Um negro, morto a tiros pela polícia, torna-se notícia em vários cantos do mundo. Seu nome? Michael Brown, mas poderia ser João, Ana, Douglas. O local? Ferguson, nos Estados Unidos, mas poderia ser São Paulo, Rio de Janeiro, uma cidade qualquer da Colômbia ou da África do Sul. A morte da população negra nas mãos de um “Estado branco” é rotina no mundo em que vivemos. Afinal, enquanto Michael Brown era assassinado, quantos outros jovens negros e negras também não estavam sendo?
Analisar a morte de Brown é lembrar-se dos assassinatos de Amarildo Sousa e de Cláudia Ferreira, ambos no Rio de Janeiro, e isso nos dá a certeza de que o genocídio da população negra em várias partes do mundo não é tragédia, mas apenas um rodapé nas páginas dos jornais.
Para que os gritos do povo negro sejam escutados é preciso uma prática radical, um desafio à ordem e às leis vigentes de um Estado e de uma sociedade que somente privilegiam os brancos.

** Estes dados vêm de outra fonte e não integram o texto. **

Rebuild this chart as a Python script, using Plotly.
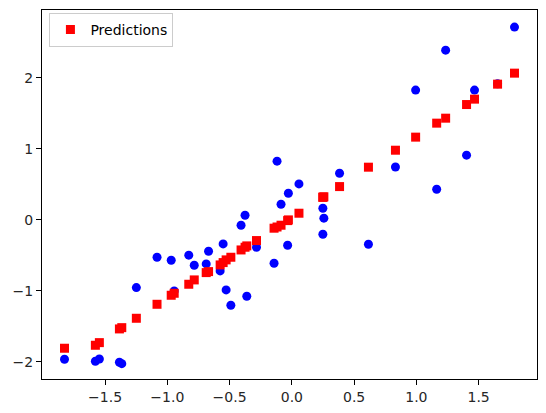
import plotly.graph_objects as go

# valores
x_vals = [-1.826, -1.578, -1.546, -1.385, -1.366, -1.249, -1.083, -0.969, -0.945, -0.828,
          -0.784, -0.688, -0.669, -0.576, -0.552, -0.528, -0.490, -0.408, -0.376, -0.362,
          -0.284, -0.143, -0.119, -0.087, -0.028, -0.034, 0.057, 0.249, 0.257, 0.249,
          0.383, 0.615, 0.832, 0.994, 1.163, 1.235, 1.403, 1.467, 1.652, 1.788]

y_real = [-1.962, -1.990, -1.958, -2.004, -2.024, -0.953, -0.526, -0.568, -1.000, -0.497,
          -0.638, -0.620, -0.441, -0.718, -0.338, -0.986, -1.202, -0.075, 0.066, -1.075,
          -0.385, -0.610, 0.827, 0.221, 0.375, -0.357, 0.507, 0.164, 0.024, -0.202,
          0.657, -0.343, 0.744, 1.827, 0.432, 2.390, 0.911, 1.827, 1.915, 2.714]

y_pred = [-1.807, -1.765, -1.728, -1.535, -1.517, -1.385, -1.188, -1.061, -1.033, -0.906,
          -0.845, -0.742, -0.728, -0.634, -0.601, -0.563, -0.526, -0.423, -0.385, -0.366,
          -0.291, -0.117, -0.100, -0.075, 0.000, -0.010, 0.094, 0.319, 0.325, 0.319,
          0.469, 0.742, 0.981, 1.165, 1.362, 1.432, 1.624, 1.700, 1.911, 2.066]

x_ticks = [-1.5, -1.0, -0.5, 0.0, 0.5, 1.0, 1.5]
y_ticks = [-2, -1, 0, 1, 2]


def margem(valores, frac=0.05):
    lo, hi = min(valores), max(valores)
    d = (hi - lo) * frac
    return [lo - d, hi + d]


fig = go.Figure()

fig.add_scatter(
    x=x_vals, y=y_real,
    mode='markers',
    marker=dict(symbol='circle', size=9, color='blue', line=dict(width=0)),
    showlegend=False,
)

fig.add_scatter(
    x=x_vals, y=y_pred,
    mode='markers',
    marker=dict(symbol='square', size=9, color='red', line=dict(width=0)),
    name='Predictions',
)

eixo = dict(
    showgrid=False, zeroline=False,
    showline=True, linecolor='black', linewidth=1.1, mirror=True,
    ticks='outside', ticklen=5, tickwidth=1.1, tickcolor='black',
    tickfont=dict(family='DejaVu Sans', size=14, color='#262626'),
)

fig.update_xaxes(eixo, range=margem(x_vals), tickvals=x_ticks,
                 ticktext=[f'{v:.1f}'.replace('-', '\u2212') for v in x_ticks])
fig.update_yaxes(eixo, range=[-2.24, 2.955], tickvals=y_ticks,
                 ticktext=[f'{v}'.replace('-', '\u2212') for v in y_ticks])

# a página tem 8px de margem no body, por isso a figura é um pouco menor
fig.update_layout(
    width=538, height=405,
    margin=dict(l=34, r=9, t=2, b=34),
    plot_bgcolor='white', paper_bgcolor='white',
    showlegend=True,
    legend=dict(
        x=0.015, y=0.992, xanchor='left', yanchor='top',
        bordercolor='#cccccc', borderwidth=1, bgcolor='rgba(255,255,255,0.8)',
        font=dict(family='DejaVu Sans', size=14, color='black'),
        itemwidth=30,
    ),
)

fig.write_html("out.html")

“A carne mais barata do mercado é a negra, que vai de graça pros presídios e pra debaixo do saco”. Em sua música A carne, Elza Soares consegue evidenciar a realidade do corpo negro na sociedade, a exclusão e negação que são rotinas em suas vidas. Aliás, quantos jovens negros estão nos presídios e quantos estão nas universidades? Qual população encontra-se hoje encurralada nos guetos das grandes cidades? A juventude branca ou a juventude negra?
Pesquisa do Ipea realizada em 2013 aponta que, a cada três assassinatos no Brasil, dois vitimam negros. Segundo essa mesma pesquisa, as chances de um jovem negro ser morto é 3,7 maior que um jovem branco. A realidade brasileira não difere da realidade nos Estados Unidos, onde a taxa de desemprego entre os negros é de 11, 4% (pesquisa do National Poverty Center).
Nas escolas, aprende-se que a escravidão no Brasil acabou e, assim, os negros hoje são livres. Mas como se pode afirmar isso se a polícia brasileira mata em proporções semelhantes à polícia sul-africana no período do apartheid? E os policiais das Unidades de Polícia Pacificadora (UPPs) nas favelas cariocas desempenham papel semelhante ao dos capitães do mato no período da escravidão?
A violência do Estado racial, que toma forma na mão de policiais militares, matou Michael Brown, assim como matou Amarildo, Cláudia, os jovens da Chacina da Candelária, o dançarino DG e tantos outros. Para mudar essa situação é preciso mais que uma bênção dos orixás, é preciso a luta do povo negro por sua real libertação. Dessa forma, a morte do povo negro não será apenas mais uma notícia nas páginas de jornal.